The ambitious project is dependent on the state securing more federal funding, said transportation department spokesperson Janet Matkin. In 2017, the estimated cost for the construction was $24 billion to $42 billion.

It’ll take at least a decade before construction can even begin, Matkin noted.

“There will likely be a stop or stops in Snohomish County, but exactly where is not yet known,” she said via email.

Other stops in the state could take passengers to Bellingham, Bellevue, Tacoma, Olympia and Longview.

State Sen. Marko Liias, chair of the Senate Transportation Committee, said I-5 and Seattle-Tacoma International Airport are “at capacity.”

In the next three decades, more than 3 million people are expected to move to the “Cascadia mega-region” encompassing Seattle, Portland and Vancouver, according to a June report from WSDOT to the state Legislature.

“At a very high level, our region is going to see a lot of growth in the next decades,” said Liias, a Democrat from Snohomish County. “We have to plan how we transport not just people but also freight and goods.”

Ultra-high-speed rail, though decades out, is a way to accommodate the needs of the state, he said.

As housing affordability continues to be a pressing issue in the region, an high-speed rail would allow people to live in more affordable areas, while also working anywhere they want, Liias said.

The vision for the rail would be an electrified system with zero emissions, Liias said.

In 2022, lawmakers approved the Move Ahead Washington package allocating $150 million for high-speed rail.

Earlier this month, U.S. Reps.
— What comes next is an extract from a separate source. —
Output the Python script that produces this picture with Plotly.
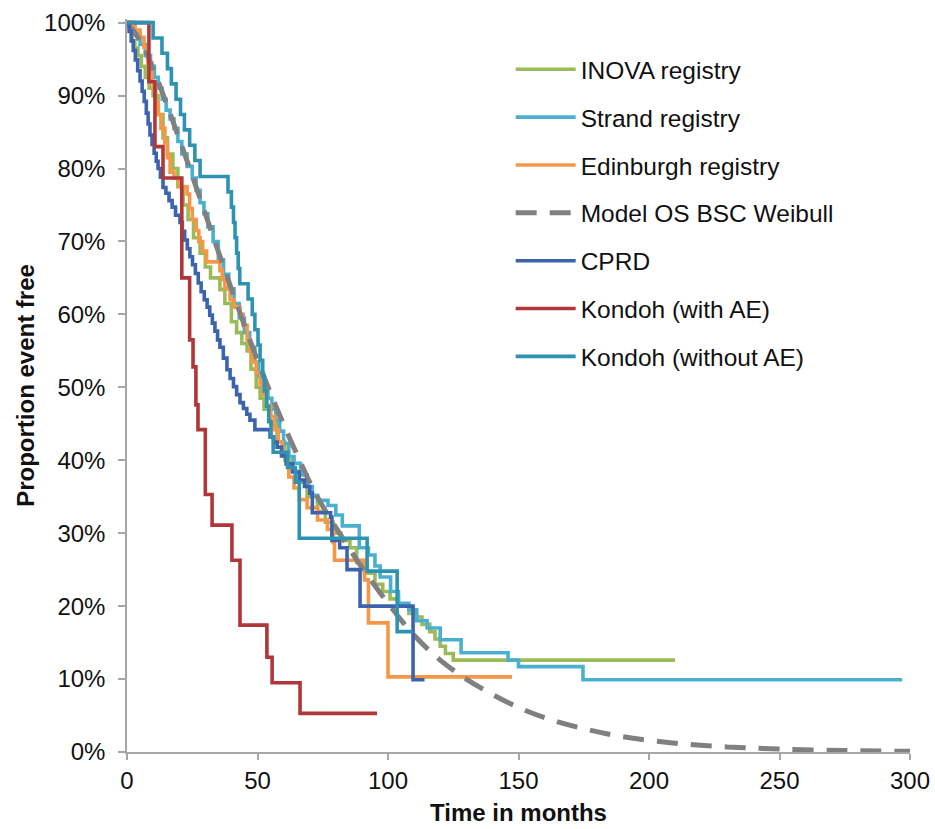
import plotly.graph_objects as go

# Kaplan-Meier style survival data (time in months, proportion event free in %)
inova_t = [0, 1, 2, 3, 4.2, 5.5, 7, 8.5, 10, 11.9, 13.8, 15.5, 17.6, 19.5, 21.5, 23.4, 25.5, 28, 30, 32,
           35.6, 37.5, 40, 42, 44, 46, 47.5, 49.5, 51, 52.5, 55, 57.5, 60.5, 63, 66, 69, 73, 76, 79, 82,
           85.4, 88, 91, 95, 98, 100.8, 104, 108, 111, 113, 116, 118, 120, 122, 125, 210]
inova_s = [100, 99, 97.5, 96.5, 95.5, 94, 92.5, 91, 90, 87.4, 84.2, 82, 80, 77.5, 75, 73, 70.5, 68.4, 66.5, 65,
           63.4, 61.5, 59, 57.5, 56, 55, 52.5, 50, 48.5, 47, 45, 42.5, 40, 38.5, 37, 35, 33, 31.5, 30, 29,
           28, 26, 24.5, 23, 22, 21, 20, 19, 18.5, 17.5, 16.5, 15.5, 14.5, 13.5, 12.6, 12.6]

strand_t = [0, 3, 5, 7, 9, 10.5, 12, 13.5, 15, 16.5, 18, 19.5, 21, 23, 25, 26.5, 28, 29.5, 31, 33, 35, 37,
            39, 41, 43, 45, 47, 49, 50.5, 52, 54, 55.5, 57, 58.5, 60, 62, 64, 66.5, 69, 71, 73, 77, 80,
            82.5, 89, 92.5, 95, 97, 101, 104, 108, 111, 115, 120, 128, 146, 150, 174.7, 297]
strand_s = [100, 98.5, 97, 95.5, 94, 92.5, 91, 89.5, 88, 86.8, 85.5, 83.7, 82, 80.3, 78.7, 77, 75.3, 73.8, 72,
            70, 67.5, 65.5, 63.5, 61.5, 59.5, 57.5, 55.5, 53.5, 51.5, 49.7, 48.5, 47, 45.5, 44, 42.3, 40.5,
            39.6, 38, 36.4, 35.2, 34.5, 33.8, 32.5, 31, 28, 27, 25.5, 24, 22, 20.4, 19.5, 18, 17, 15.4, 13.6,
            12.6, 11.7, 9.9, 9.9]

edinburgh_t = [0, 3, 5, 6.5, 8, 9.5, 10, 11, 12, 13, 14.5, 15.5, 16.5, 18, 20, 23, 24, 25, 26.5, 27.5, 29,
               30.5, 35.6, 36.5, 37.5, 39.5, 41, 43.3, 44.5, 46, 47, 48, 49.5, 51, 52, 53.5, 55, 56.5, 58,
               59.5, 61, 62, 64, 66, 69, 73, 76.8, 79, 79.5, 91, 92.5, 100, 147.5]
edinburgh_s = [100, 99, 98, 96.6, 94.5, 92, 91, 89, 87.4, 85.5, 83.5, 81.5, 79.5, 78.7, 77.5, 76.5, 74.5, 73,
               71.5, 70, 68.7, 67.2, 66, 64.8, 63.6, 62, 61, 60, 58.5, 56.5, 55, 53.5, 52, 50.5, 49, 47.5,
               46, 44.2, 42.5, 41.2, 39.5, 37.7, 36.2, 34.6, 33.5, 31.8, 30.5, 28.7, 26.3, 23.6, 17.7, 10.3,
               10.3]

model_t = [0, 5, 10, 15, 20, 25, 30, 35, 40, 45, 50, 55, 60, 65, 70, 75, 80, 85, 90, 95, 100, 110, 120, 130,
           140, 150, 160, 175, 190, 210, 230, 250, 275, 300]
model_s = [100, 97.5, 93.7, 89.0, 84.1, 79.0, 73.8, 68.6, 63.5, 58.5, 53.7, 49.2, 44.9, 40.9, 37.0, 33.7,
           30.8, 28.0, 25.3, 22.8, 20.4, 16.0, 12.6, 10.0, 7.9, 6.1, 4.7, 3.2, 2.1, 1.2, 0.7, 0.4, 0.2, 0.1]

cprd_t = [0, 0.8, 1.6, 2.4, 3.2, 4.1, 5.0, 5.8, 6.6, 7.4, 8.1, 8.8, 9.6, 10.4, 11.2, 11.9, 12.8, 13.8, 14.9,
          16.1, 17.3, 18.6, 20.3, 21.2, 22.1, 23.1, 24.1, 25.1, 26.2, 27.3, 28.4, 29.6, 30.7, 31.7, 32.7,
          33.7, 34.7, 35.6, 36.9, 38.3, 39.5, 40.8, 42.0, 43.3, 44.6, 45.9, 47.1, 49.0, 54.8, 56.2, 57.5,
          59.2, 61.0, 63.5, 66.0, 68.0, 70.0, 71.0, 78.0, 78.5, 81.5, 84.3, 89.3, 109.6, 114]
cprd_s = [100, 98.8, 97.5, 96.2, 94.9, 93.4, 92.0, 90.6, 89.2, 87.6, 86.1, 84.6, 83.3, 82.1, 81.0, 80.0, 78.8,
          77.4, 76.6, 75.6, 74.7, 73.6, 72.6, 71.4, 70.2, 69.0, 67.9, 66.8, 65.6, 64.3, 63.1, 62.0, 61.0,
          59.9, 58.8, 57.7, 56.5, 55.5, 54.0, 52.4, 51.2, 50.1, 49.0, 47.9, 47.1, 46.3, 45.5, 44.2, 43.2,
          42.5, 41.8, 40.6, 39.5, 38.4, 37.3, 36.4, 35.5, 32.8, 32.2, 29.0, 28.0, 25.0, 20.0, 9.9, 9.9]

kondoh_ae_t = [0, 8.4, 10.7, 13.8, 21, 24, 25.3, 26.4, 27.2, 30, 32.6, 40.2, 43.3, 53.6, 55.6, 66.3, 95.8]
kondoh_ae_s = [100, 91.9, 83, 78.7, 65, 56.5, 52.8, 47.6, 44.2, 35.3, 31.1, 26.3, 17.4, 13, 9.5, 5.3, 5.3]

kondoh_noae_t = [0, 10, 13.4, 15.5, 17, 18.8, 20.5, 22, 24, 26, 28, 38.7, 40, 40.8, 41.4, 42, 42.6, 43.2,
                 46.4, 48, 49, 50.2, 51, 52, 52.6, 53.5, 54.3, 55.2, 56, 61.5, 64.5, 66, 92, 103.5, 109.5]
kondoh_noae_s = [100, 97.9, 95.8, 93.7, 91.6, 89.5, 87.4, 85.3, 83.2, 81.1, 78.9, 76.8, 74.7, 72.6, 70.5,
                 68.4, 66.3, 64.2, 62.1, 60, 57.9, 55.8, 53.7, 51.6, 49.5, 47.4, 45.3, 43.2, 41.1, 39, 37,
                 29.3, 24.8, 16.5, 16.5]

series = [
    ("INOVA registry", inova_t, inova_s, "#9BBB59", "solid", 3.6, "hv"),
    ("Strand registry", strand_t, strand_s, "#4BB0CF", "solid", 3.6, "hv"),
    ("Edinburgh registry", edinburgh_t, edinburgh_s, "#F79646", "solid", 3.6, "hv"),
    ("Model OS BSC Weibull", model_t, model_s, "#808080", "21px,13px", 5, "spline"),
    ("CPRD", cprd_t, cprd_s, "#3C64AE", "solid", 3.6, "hv"),
    ("Kondoh (with AE)", kondoh_ae_t, kondoh_ae_s, "#B0363A", "solid", 3.6, "hv"),
    ("Kondoh (without AE)", kondoh_noae_t, kondoh_noae_s, "#2E93B0", "solid", 3.6, "hv"),
]

FONT = "Liberation Sans, Arial, sans-serif"

fig = go.Figure()
for i, (name, t, s, color, dash, width, shape) in enumerate(series):
    fig.add_trace(go.Scatter(
        x=t, y=[v / 100 for v in s], mode="lines", name=name, legendgroup=f"g{i}",
        line=dict(color=color, width=width, dash=dash, shape=shape),
    ))

axis_color = "#A6A6A6"
fig.update_layout(
    width=935, height=829,
    margin=dict(l=127, r=25, t=19, b=77),
    paper_bgcolor="white", plot_bgcolor="white",
    font=dict(family=FONT, color="#111111", size=24),
    showlegend=True,
    legend=dict(x=0.49, y=0.962, xanchor="left", yanchor="top",
                font=dict(size=24.5, family=FONT, color="#111111"),
                tracegroupgap=13, bgcolor="rgba(0,0,0,0)", itemwidth=60),
    xaxis=dict(range=[0, 300], tickvals=[0, 50, 100, 150, 200, 250, 300],
               ticks="outside", ticklen=6, tickcolor=axis_color, tickwidth=1.5,
               showline=True, linecolor=axis_color, linewidth=1.5,
               showgrid=False, zeroline=False, automargin=False,
               tickfont=dict(size=24),
               title=dict(text="<b>Time in months</b>", font=dict(size=24), standoff=12)),
    yaxis=dict(range=[0, 1.005], tickvals=[i / 10 for i in range(11)], tickformat=".0%",
               ticks="outside", ticklen=7, tickcolor=axis_color, tickwidth=1.5,
               showline=True, linecolor=axis_color, linewidth=1.5,
               showgrid=False, zeroline=False, ticklabelstandoff=8, automargin=False,
               tickfont=dict(size=24),
               title=dict(text="<b>Proportion event free</b>", font=dict(size=24), standoff=3)),
)

fig.write_html("out.html")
Suzan DelBene and Rick Larsen, who represent Snohomish County in Congress, were part of a delegation that penned a letter to Secretary of Transportation Pete Buttigieg requesting more federal funding to advance the project.

“Projects like the Cascadia High-Speed Rail system are designed to serve future generations and that type of forward-thinking is what is needed to provide them with the infrastructure they need to succeed,” the letter states. “We believe this project deserves in-depth analysis and the funding needed to move this project forward.”

With Sound Transit’s Link light rail slated to reach Everett by 2041, many businesses and residents are preparing for potential displacement.

State transportation officials have been analyzing similar projects, to figure out how to minimize harm to communities, Liias said. In California, high-speed rail infrastructure is expected to open within the next decade.

“This is the beginning of the public conversation,” he said, “not the end.”